TULSA, Okla., July 4th, 2014 — 50 Cent made a guest appearance on the New York City radio morning show The Breakfast Club, where he discussed a number of  topics. One verbal riff in particular was loaded with business relevance, as 50 Cent opined on the power of social media in the hip-hop industry. The artist claimed that social media has actually changed the way hip-hop artists market themselves and their music to the general audience.

His point is important, because it underscores the continuing, significant effect of social media on both individuals and corporate America in general. Social media sites such as Facebook, Twitter, Instagram and YouTube provide hip-hop artists with the opportunity to launch new music and products, push upcoming concert performances in local venues, or simply connect directly with their avid fans without having to get permission or clearance from their record companies or attorneys.

In other words, social media, taken together, are a significant marketing resource tool that not only helps hip-hop artists get and retain name recognition. These sites also help promote music and other products offered by the artist.

Social media are also a crucial attention-seeking tool that allows fans to stay in touch with their favorite music artist, giving them the power to connect with such artists through Facebook posts, tweets and Instagram messages.

Hip-Hop artists like 50 Cent use social media to send personal messages to their fans and make personal connections by sharing daily pictures and messages. In a related observation, one could say that due to this kind of “direct connect,” social media has likely killed the traditional fan-base mail clubs. Once not so long ago, when fans wanted a picture or letter from their favorite music artist, they would write in to such clubs to ask for one. Now all they have to do is follow their favorite artist on social media to get the daily scoop, while up-to-the-minute artist photos can be downloaded with a tap on a hand-held device’s screen.
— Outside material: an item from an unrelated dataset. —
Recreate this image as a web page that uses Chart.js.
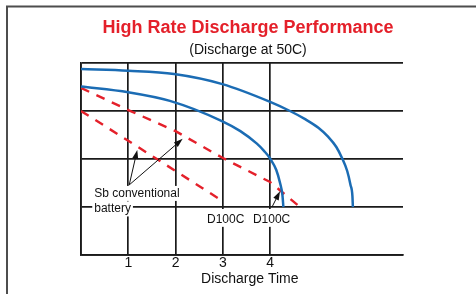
<!DOCTYPE html>
<html>
<head>
<meta charset="utf-8">
<script src="https://cdn.jsdelivr.net/npm/chart.js@4"></script>
<style>
  html, body { margin: 0; padding: 0; background: #fff; }
  #wrap { width: 476px; height: 294px; }
</style>
</head>
<body>
<div id="wrap"><canvas id="discharge" width="476" height="294"></canvas></div>
<script>
// high rate discharge curves

const timeTicks = [0, 1, 2, 3, 4];
const timeMax = 6.81;
const levelMax = 4;

// D100C (blue, solid)
const d100cLongTime  = [0, 1, 1.97, 2.99, 4, 4.42, 4.74, 5.02, 5.23, 5.40, 5.52, 5.63, 5.70, 5.74, 5.75];
const d100cLongLevel = [3.875, 3.84, 3.77, 3.56, 3.19, 3.0, 2.83, 2.65, 2.46, 2.25, 2.02, 1.75, 1.46, 1.23, 1.0];

const d100cShortTime  = [0, 1, 1.88, 2.98, 3.37, 3.72, 3.87, 4.0, 4.13, 4.21, 4.26, 4.28];
const d100cShortLevel = [3.51, 3.39, 3.21, 2.79, 2.58, 2.32, 2.17, 2.01, 1.77, 1.5, 1.25, 1.0];

// Sb conventional battery (red, dashed)
const sbLongTime  = [0, 1, 2, 3, 4, 4.63];
const sbLongLevel = [3.48, 3.02, 2.58, 2.02, 1.52, 1.0];

const sbShortTime  = [0, 1, 2, 2.92];
const sbShortLevel = [3.0, 2.38, 1.75, 1.17];

// callouts, in data units
const sbLabelAt = [0.28, 1.21];
const sbArrowTail = [1.02, 1.46];
const sbArrowHeads = [[1.19, 2.19], [2.15, 2.42]];
const d100cLabelX = [3.06, 4.03];
const d100cLabelY = 0.67;
const d100cArrow = [[4.04, 1.0], [4.21, 1.33]];

const FONT = "'Liberation Sans', Arial, Helvetica, sans-serif";
const RED = '#e4202a';
const BLUE = '#1b6cb4';
const INK = '#1a1a1a';

function pts(xs, ys) {
  return xs.map((x, i) => ({ x: x, y: ys[i] }));
}

function arrow(c, x0, y0, x1, y1) {
  const a = Math.atan2(y1 - y0, x1 - x0);
  const len = 9, half = 3;
  c.beginPath();
  c.moveTo(x0, y0);
  c.lineTo(x1 - Math.cos(a) * len * 0.8, y1 - Math.sin(a) * len * 0.8);
  c.stroke();
  c.beginPath();
  c.moveTo(x1, y1);
  c.lineTo(x1 - Math.cos(a) * len - Math.sin(a) * half, y1 - Math.sin(a) * len + Math.cos(a) * half);
  c.lineTo(x1 - Math.cos(a) * len + Math.sin(a) * half, y1 - Math.sin(a) * len - Math.cos(a) * half);
  c.closePath();
  c.fill();
}

function boxedText(c, txt, x, y, align) {
  c.textAlign = align;
  const w = c.measureText(txt).width;
  const left = align === 'center' ? x - w / 2 : x;
  c.fillStyle = '#fff';
  c.fillRect(left - 2, y - 11, w + 4, 15);
  c.fillStyle = '#111';
  c.fillText(txt, x, y);
}

const callouts = {
  id: 'callouts',
  beforeDraw(chart) {
    const c = chart.ctx;
    c.save();
    c.fillStyle = '#fff';
    c.fillRect(0, 0, chart.width, chart.height);
    // outer frame (only top and left show in the crop)
    c.strokeStyle = '#4d4d4d';
    c.lineWidth = 2;
    c.beginPath();
    c.moveTo(7, chart.height);
    c.lineTo(7, 6.5);
    c.lineTo(chart.width, 6.5);
    c.stroke();
    c.restore();
  },
  afterDatasetsDraw(chart) {
    const c = chart.ctx;
    const sx = chart.scales.x, sy = chart.scales.y;
    const X = v => sx.getPixelForValue(v);
    const Y = v => sy.getPixelForValue(v);
    c.save();
    c.font = '12px ' + FONT;
    c.textBaseline = 'alphabetic';

    // Sb conventional battery
    boxedText(c, 'Sb conventional', X(sbLabelAt[0]), Y(sbLabelAt[1]), 'left');
    boxedText(c, 'battery', X(sbLabelAt[0]), Y(sbLabelAt[1]) + 15.5, 'left');

    // D100C labels
    d100cLabelX.forEach(v => {
      c.fillStyle = '#fff';
      c.fillRect(X(v) - 20, Y(1.0) + 2, 40, Y(d100cLabelY) - Y(1.0) + 2);
      c.fillStyle = '#111';
      c.textAlign = 'center';
      c.fillText('D100C', X(v), Y(d100cLabelY));
    });

    c.strokeStyle = '#111';
    c.fillStyle = '#111';
    c.lineWidth = 1;
    sbArrowHeads.forEach(h => {
      arrow(c, X(sbArrowTail[0]), Y(sbArrowTail[1]), X(h[0]), Y(h[1]));
    });
    arrow(c, X(d100cArrow[0][0]), Y(d100cArrow[0][1]), X(d100cArrow[1][0]), Y(d100cArrow[1][1]));
    c.restore();
  }
};

const blueLine = {
  borderColor: BLUE,
  borderWidth: 2.5,
  pointRadius: 0,
  fill: false,
  cubicInterpolationMode: 'monotone'
};
const redLine = {
  borderColor: RED,
  borderWidth: 2.4,
  borderDash: [9, 8],
  pointRadius: 0,
  fill: false,
  tension: 0
};

const dischargeData = {
  datasets: [
    Object.assign({ label: 'D100C', data: pts(d100cLongTime, d100cLongLevel) }, blueLine),
    Object.assign({ label: 'D100C', data: pts(d100cShortTime, d100cShortLevel) }, blueLine),
    Object.assign({ label: 'Sb conventional battery', data: pts(sbLongTime, sbLongLevel) }, redLine),
    Object.assign({ label: 'Sb conventional battery', data: pts(sbShortTime, sbShortLevel) }, redLine)
  ]
};

const gridStyle = { color: INK, lineWidth: 1.7, drawTicks: false };
const borderStyle = { color: INK, width: 1.7 };

const dischargeChart = {
  type: 'line',
  data: dischargeData,
  plugins: [callouts],
  options: {
    responsive: false,
    animation: false,
    layout: { padding: { left: 20, right: 0, top: 0, bottom: 0 } },
    plugins: {
      legend: { display: false },
      tooltip: { enabled: false },
      title: {
        display: true,
        text: 'High Rate Discharge Performance',
        color: RED,
        font: { family: FONT, size: 18, weight: 'bold', lineHeight: 1.2 },
        padding: { top: 17, bottom: 0 }
      },
      subtitle: {
        display: true,
        text: '(Discharge at 50C)',
        color: '#111',
        font: { family: FONT, size: 14, lineHeight: 1.2 },
        padding: { top: 3, bottom: 4.6 }
      }
    },
    scales: {
      x: {
        type: 'linear',
        min: 0,
        max: timeMax,
        grid: gridStyle,
        border: borderStyle,
        afterBuildTicks: s => { s.ticks = timeTicks.map(v => ({ value: v })); },
        afterFit: s => { s.height = 39; },
        ticks: {
          padding: 0,
          color: '#111',
          font: { family: FONT, size: 14 },
          callback: v => (v === 0 ? '' : v)
        },
        title: {
          display: true,
          text: '    Discharge Time',
          color: '#111',
          font: { family: FONT, size: 14, lineHeight: 1.2 },
          padding: { top: 0, bottom: 6 }
        }
      },
      y: {
        min: 0,
        max: levelMax,
        grid: gridStyle,
        border: borderStyle,
        ticks: { stepSize: 1, display: false },
        afterFit: s => { s.width = 61; }
      },
      y2: {
        position: 'right',
        grid: { display: false },
        border: { display: false },
        ticks: { display: false },
        afterFit: s => { s.width = 73; }
      }
    }
  }
};

var myDischargeChart = new Chart(
  document.getElementById('discharge'),
  dischargeChart
);
</script>
</body>
</html>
50 Cent and others in his genre instinctively know all this and almost autonomically make use of social media to connect with fans, announce new business ventures, and introduce new music. Other well-known hip-hop entrepreneurs like P.Diddy use the power of social media to market their products. As in, how many tweets have you read about Ciroc vodka from P.Diddy?
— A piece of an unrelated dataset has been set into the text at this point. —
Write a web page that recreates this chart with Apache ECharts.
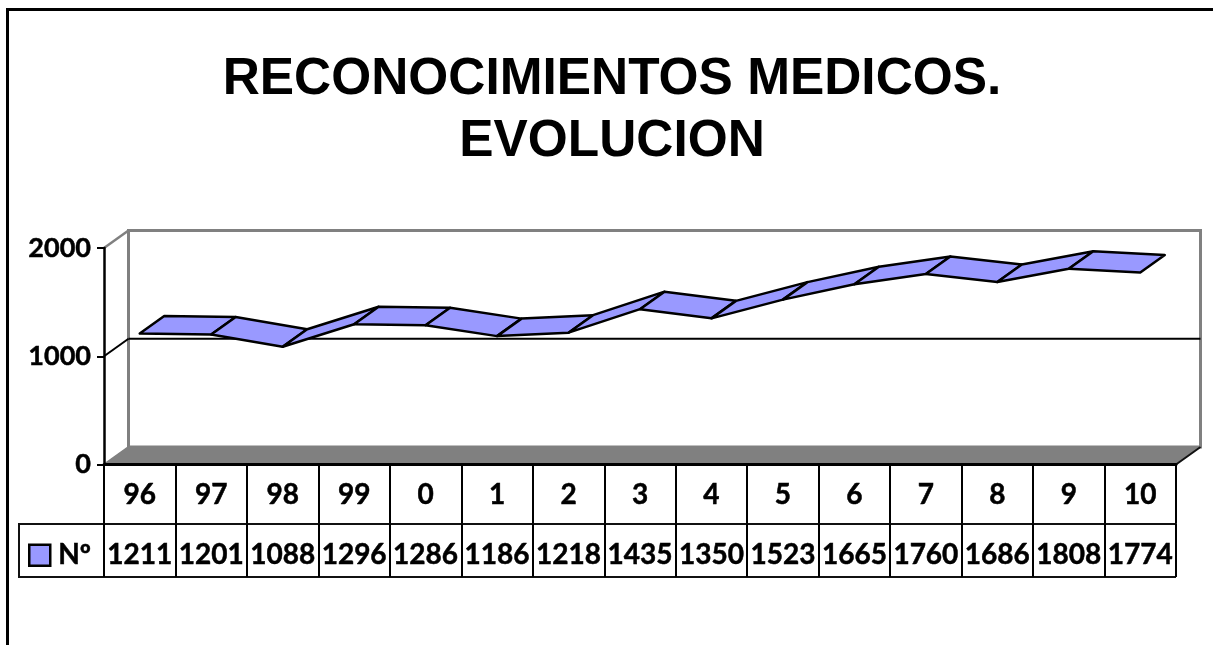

In a relatively short period of time, social media software, apps and sites have become another audience-building resource available to artists, allowing them to release music and sell products − without being forced to rely on often reluctant or short-sighted record label executives to do all this for them when they decide get around to it or find the funds. Today’s social media-astute artist is no longer a record label’s product or property as in the past. Instead, today’s artist-entrepreneur can become master of his or her own brand on his or her own terms.

It is a brave new world for the music industry.